Début des années 90, Thomas et Dominick sont jumeaux. Le premier, schizophrène, vient de se sectionner une main en public pour protester contre l'opération "Tempête du désert" et se retrouve au centre de l'attention des médias. Il n'est pas aisé pour le second de garder la tête hors de l'eau car il doit gérer la situation et assurer pour deux. Comme toujours. Les sentiments de Dominick envers Thomas oscillent constamment entre amour-fusion et rejet-honte. Frère malade, père inconnu, beau-père abusif, mariage raté, enfant disparu, petite amie difficile à suivre ... La puissance des vaincus ou l'apprentissage du bonheur quand on a les épaules lestées d'un bagage écrasant.

C'est un roman "pavé" dont je me suis dit pendant le premier tiers qu'il allait peut-être être long à terminer si, malgré la densité du propos, un certain rythme tardait à s'installer. L'auteur prend en effet le temps de mettre en place son scénario et familiarise en douceur le lecteur au contexte et aux protagonistes en présence. Par des flashbacks à toutes les époques, le lecteur comprend petit à petit et de mieux en mieux les tenants et les aboutissants de la situation. Et au bout du compte, les longueurs, évidentes et assumées, font la force de l'histoire.

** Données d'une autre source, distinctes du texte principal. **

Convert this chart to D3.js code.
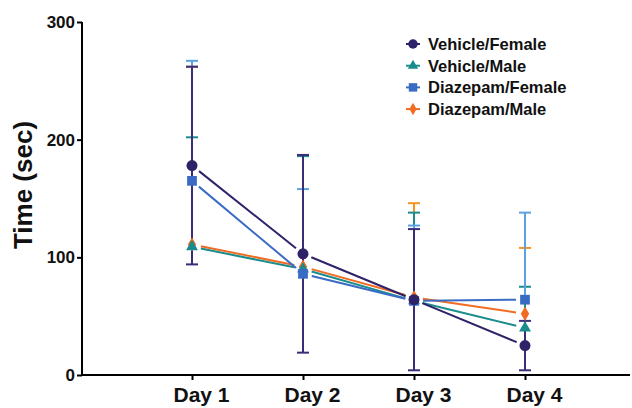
<!DOCTYPE html>
<html>
<head>
<meta charset="utf-8">
<script src="https://cdn.jsdelivr.net/npm/d3@7"></script>
<style>
  body { margin: 0; background: #fff; }
  svg { font-family: "Liberation Sans", Arial, sans-serif; font-weight: bold; }
</style>
</head>
<body>
<svg width="632" height="408"></svg>
<script>
// data
const days = ["Day 1", "Day 2", "Day 3", "Day 4"];
const seriesNames = ["Vehicle/Female", "Vehicle/Male", "Diazepam/Female", "Diazepam/Male"];

const vehicleFemale = [178, 103, 64, 25];
const vehicleFemaleErr = [84, 84, 60, 21];
const vehicleMale = [109, 90, 63, 40];
const vehicleMaleErr = [93, 96, 75, 35];
const diazepamFemale = [165, 86, 63, 64];
const diazepamFemaleErr = [102, 72, 64, 74];
const diazepamMale = [111, 92, 66, 52];
const diazepamMaleErr = [151, 95, 80, 56];

const yTicks = [0, 100, 200, 300];

var svg = d3.select("svg");

var x = d3.scalePoint().domain(days).range([192, 525]);
var y = d3.scaleLinear().domain([0, 300]).range([375, 22]);

// series, both-sided bars only for Vehicle/Female
var series = [
  { name: seriesNames[3], vals: diazepamMale, err: diazepamMaleErr, both: false,
    color: "#f26b22", barColor: "#f7931e", shape: d3.symbolDiamond, size: 60 },
  { name: seriesNames[1], vals: vehicleMale, err: vehicleMaleErr, both: false,
    color: "#1b8c8c", barColor: "#1b8c8c", shape: d3.symbolTriangle, size: 62 },
  { name: seriesNames[2], vals: diazepamFemale, err: diazepamFemaleErr, both: false,
    color: "#3a6bc4", barColor: "#5ba2e0", shape: d3.symbolSquare, size: 95 },
  { name: seriesNames[0], vals: vehicleFemale, err: vehicleFemaleErr, both: true,
    color: "#2f2268", barColor: "#3a2d78", shape: d3.symbolCircle, size: 95 }
];

// axes
var yAxis = d3.axisLeft(y).tickValues(yTicks).tickSize(5).tickSizeOuter(0);
var gy = svg.append("g").attr("transform", "translate(82,0)").call(yAxis);
gy.select(".domain").attr("stroke-width", 2).attr("d", "M0," + (y(0) + 1) + "V" + y(300));
gy.selectAll(".tick line").attr("stroke-width", 2);
gy.selectAll(".tick text").attr("font-size", 17).attr("font-weight", "bold")
  .attr("font-family", "Liberation Sans, Arial, sans-serif").attr("fill", "#111").attr("x", -7);

var xAxis = d3.axisBottom(x).tickSize(5).tickSizeOuter(0);
var gx = svg.append("g").attr("transform", "translate(0,375)").call(xAxis);
gx.select(".domain").attr("stroke-width", 2).attr("d", "M81,0H630");
gx.selectAll(".tick line").attr("stroke-width", 2);
gx.selectAll(".tick text").attr("font-size", 21).attr("font-weight", "bold")
  .attr("font-family", "Liberation Sans, Arial, sans-serif").attr("fill", "#111")
  .attr("dx", 9).attr("y", 12);

svg.append("text")
  .attr("transform", "translate(32,185) rotate(-90)")
  .attr("text-anchor", "middle")
  .attr("font-size", 26)
  .attr("fill", "#111")
  .text("Time (sec)");

// connecting lines, with a small gap at each marker
var gap = 9;
var lineG = svg.append("g");
series.forEach(function (s) {
  for (var i = 0; i < days.length - 1; i++) {
    var x1 = x(days[i]), y1 = y(s.vals[i]);
    var x2 = x(days[i + 1]), y2 = y(s.vals[i + 1]);
    var len = Math.hypot(x2 - x1, y2 - y1);
    var ux = (x2 - x1) / len, uy = (y2 - y1) / len;
    lineG.append("line")
      .attr("x1", x1 + ux * gap).attr("y1", y1 + uy * gap)
      .attr("x2", x2 - ux * gap).attr("y2", y2 - uy * gap)
      .attr("stroke", s.color).attr("stroke-width", 2);
  }
});

// error bars
var capW = 6;
series.forEach(function (s) {
  var g = svg.append("g");
  s.vals.forEach(function (v, i) {
    var cx = x(days[i]);
    var top = y(v + s.err[i]);
    var bottom = s.both ? y(v - s.err[i]) : y(v);
    g.append("line").attr("x1", cx).attr("x2", cx).attr("y1", top).attr("y2", bottom)
      .attr("stroke", s.barColor).attr("stroke-width", 2);
    g.append("line").attr("x1", cx - capW).attr("x2", cx + capW).attr("y1", top).attr("y2", top)
      .attr("stroke", s.barColor).attr("stroke-width", 2);
    if (s.both) {
      g.append("line").attr("x1", cx - capW).attr("x2", cx + capW).attr("y1", bottom).attr("y2", bottom)
        .attr("stroke", s.barColor).attr("stroke-width", 2);
    }
  });
});

// markers
series.forEach(function (s) {
  svg.append("g").selectAll("path")
    .data(s.vals)
    .enter().append("path")
    .attr("d", d3.symbol().type(s.shape).size(s.size))
    .attr("transform", function (d, i) { return "translate(" + x(days[i]) + "," + y(d) + ")"; })
    .attr("fill", s.color);
});

// legend
var legendOrder = [series[3], series[1], series[2], series[0]];
var legend = svg.append("g").attr("transform", "translate(413,44)");
legendOrder.forEach(function (s, i) {
  var row = legend.append("g").attr("transform", "translate(0," + (i * 21.7) + ")");
  row.append("line").attr("x1", -7).attr("x2", 7).attr("stroke", s.color).attr("stroke-width", 2);
  row.append("path").attr("d", d3.symbol().type(s.shape).size(s.size * 0.75)).attr("fill", s.color);
  row.append("text").attr("x", 15).attr("y", 6).attr("font-size", 16.5).attr("fill", "#111").text(s.name);
});
</script>
</body>
</html>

En revanche, j'ai immédiatement apprécié le ton du récit. Wally Lamb sait poser une atmosphère qui sonne juste et provoquer l'empathie du lecteur pour Dominick, sans qu'il puisse être accusé de complaisance à son encontre. Les péripéties familiales et les considérations psychanalytiques deviennent absorbantes à tel point que pendant le dernier tiers de la lecture j'avais du mal à reposer le livre une fois qu'il était ouvert.

Le Livre de Poche - page 66


Quand on a un frère jumeau schizophrène et qu'on est soi-même sain d'esprit, il est difficile de sauver sa peau sans garder des traces de sang sur les mains - un peu gênant d'avoir à ses pieds un cadavre à sa propre image. Et si l'on veut à la fois pratiquer la loi du plus fort  et veiller sur son frère - promesse que j'ai faite à notre mère mourante - eh bien ! on peut dire adieu au sommeil et s'apprêter à passer des nuits blanches. Empoigner un livre ou une bière. Essayer de s'habituer aux absurdités des émissions de télé tardives, au spectacle du plafond de sa chambre, à la désinvolture de la sélection naturelle. C'est un insomniaque non croyant qui vous parle, le non-cinglé des deux jumeaux, celui qui a échappé à la fatalité biochimique.